Dès lors, en remplacement de la politique de
réescompte, il sera institué à partir de 1975, la
politique sélective de crédit. Elle a pour caractéristique
principale, l'obligation des banques et des établissements financiers
à respecter les coefficients maxima ou les quotas dans la
répartition du crédit aux différents secteurs
d'activité de l'économie. L'objectif principal est
d'éviter que certains secteurs ne trouvent pas de financement
nécessaire à leur développement alors que d'autres non
prioritaires, disposent d'encours trop abondants alors qu'ils ne
présentent pas une solvabilité plus assurée. L'objectif
est donc pour les autorités ivoiriennes de développer de
façon significative le tissu industriel ivoirien.
II-2-2-2- La reforme de la politique de financement
bancaire
Sur la seconde période, notamment de 1989 à nos
jours, la politique de financement est celle de la reforme, initiée par
les autorités de la BCEAO. La mise en oeuvre de cette politique s'est
faite de manière graduelle. Tout d'abord d'Octobre 89 à Septembre
93, puis de Septembre 93 à nos jours.
En effet, d'octobre 89 à Septembre 93, les
autorités monétaires de l'UEMOA cherchent à assurer un
meilleur contrôle de la liquidité et la mobilisation des
dépôts à terme. En outre, la surveillance de la
qualité du crédit devient une préoccupation majeure. Il
sera donc mis en place à partir de 1990, la commission bancaire de
l'UEMOA, chargée de contrôler le système bancaire.

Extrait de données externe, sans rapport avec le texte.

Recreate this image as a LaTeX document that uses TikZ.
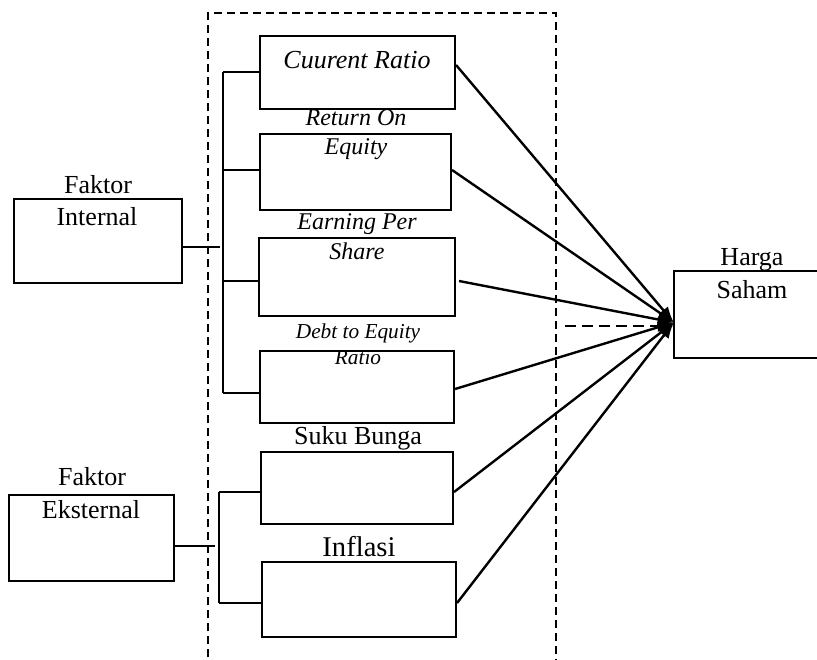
\documentclass[tikz,border=0pt]{standalone}
\usepackage{fontspec}
\setmainfont{Liberation Serif}
\usetikzlibrary{arrows.meta}
\begin{document}
\begin{tikzpicture}[x=1pt,y=-1pt,
  box/.style={draw,line width=2.1pt,rectangle,inner sep=0pt},
  lbl/.style={anchor=base,inner sep=0pt,font=\fontsize{26}{31}\selectfont},
  ilbl/.style={anchor=base,inner sep=0pt,font=\fontsize{24}{29}\selectfont\itshape},
  brk/.style={line width=1.9pt},
  arr/.style={line width=2.4pt,-{Latex[length=16pt,width=12pt]}},
  grp/.style={line width=1.8pt,dash pattern=on 8pt off 5pt}
]
\useasboundingbox (0,0) rectangle (817,659);
% dashed group frame (open at the bottom)
\draw[grp] (208,670) -- (208,13) -- (556,13) -- (556,670);

% boxes
\node[box,minimum width=195,minimum height=73] (cr)  at (357.5,72.5) {};
\node[box,minimum width=191,minimum height=76] (roe) at (355.5,172) {};
\node[box,minimum width=196,minimum height=78] (eps) at (357,277) {};
\node[box,minimum width=194,minimum height=72] (der) at (357,387) {};
\node[box,minimum width=192,minimum height=72] (sb)  at (357,488) {};
\node[box,minimum width=194,minimum height=75] (inf) at (359,599.5) {};
\node[box,minimum width=168,minimum height=84] (fi)  at (98,241) {};
\node[box,minimum width=165,minimum height=86] (fe)  at (91.5,538) {};
\node[inner sep=0pt,minimum width=143,minimum height=87] (hs) at (745.5,314.5) {};
\draw[line width=2.1pt] (hs.north east) -- (hs.north west) -- (hs.south west) -- (hs.south east);

% labels
\node[ilbl,font=\fontsize{26}{31}\selectfont\itshape] (tcr) at (357,68) {Cuurent Ratio};
\node[ilbl] (troe1) at (356,125) {Return On};
\node[ilbl] (troe2) at (356,154) {Equity};
\node[ilbl] (teps1) at (357,229) {Earning Per};
\node[ilbl] (teps2) at (357,259) {Share};
\node[ilbl,font=\fontsize{21.3}{25}\selectfont\itshape] (tder1) at (358,338) {Debt to Equity};
\node[ilbl,font=\fontsize{21.3}{25}\selectfont\itshape] (tder2) at (358,364) {Ratio};
\node[lbl] (tsb) at (358,444) {Suku Bunga};
\node[lbl,font=\fontsize{28.6}{33}\selectfont] (tinf) at (359,556) {Inflasi};
\node[lbl] (tfi1) at (98,193) {Faktor};
\node[lbl] (tfi2) at (97,225) {Internal};
\node[lbl] (tfe1) at (92,485) {Faktor};
\node[lbl] (tfe2) at (91,518) {Eksternal};
\node[lbl] (ths1) at (752,265) {Harga};
\node[lbl] (ths2) at (752,298) {Saham};

% internal bracket
\coordinate (b1) at (223,72);
\coordinate (b2) at (223,170);
\coordinate (b3) at (223,281);
\coordinate (b4) at (223,393);
\coordinate (bi) at (220,247);
\draw[brk] (b1) -- (b4);
\draw[brk] (b1) -- (b1 -| cr.west);
\draw[brk] (b2) -- (b2 -| roe.west);
\draw[brk] (b3) -- (b3 -| eps.west);
\draw[brk] (b4) -- (b4 -| der.west);
\draw[brk] (fi.east |- bi) -- (bi);

% external bracket
\coordinate (e1) at (219,492);
\coordinate (e2) at (219,603);
\coordinate (ei) at (215,546);
\draw[brk] (e1) -- (e2);
\draw[brk] (e1) -- (e1 -| sb.west);
\draw[brk] (e2) -- (e2 -| inf.west);
\draw[brk] (fe.east |- ei) -- (ei);

% arrows to Harga Saham
\coordinate (tip) at ([yshift=-8pt]hs.west);
\draw[arr] ([yshift=7.5pt]cr.east) -- (tip);
\draw[arr] ([yshift=2pt]roe.east) -- (tip);
\draw[arr] ([yshift=-4pt,xshift=3pt]eps.east) -- (tip);
\draw[arr] ([yshift=-2pt]der.east) -- (tip);
\draw[arr] ([yshift=-4pt]sb.east) -- (tip);
\draw[arr] ([yshift=-3.5pt]inf.east) -- (tip);
\coordinate (ds) at (565,326);
\draw[arr,dash pattern=on 11pt off 6pt,line width=2.6pt] (ds) -- (ds -| tip);
\end{tikzpicture}
\end{document}
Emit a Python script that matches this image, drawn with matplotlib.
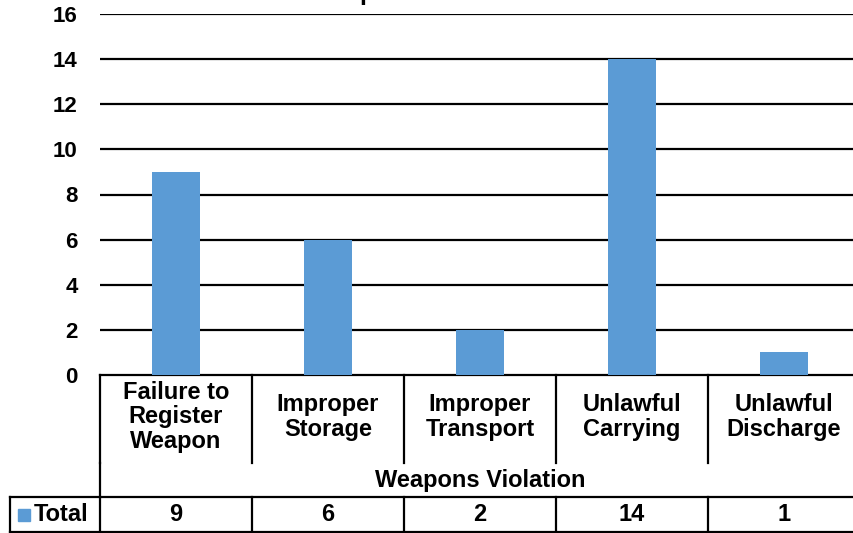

L'objectif des autorités sera donc d'abandonner la politique dirigiste
de financement et surtout d'accorder la liberté aux banques en
matière d'octroi de crédits.
A partir de 1993, les autorités de la BCEAO, vont
adopter un nouveau dispositif de gestion monétaire et plus
particulièrement du crédit. La politique va dès lors se
focaliser essentiellement sur l'utilisation des instruments tels que le
système de réserves obligatoires, le marché
monétaire, la titrisation des encours consolidés, et de nouvelles
dispositions pour le financement de la campagne agricole.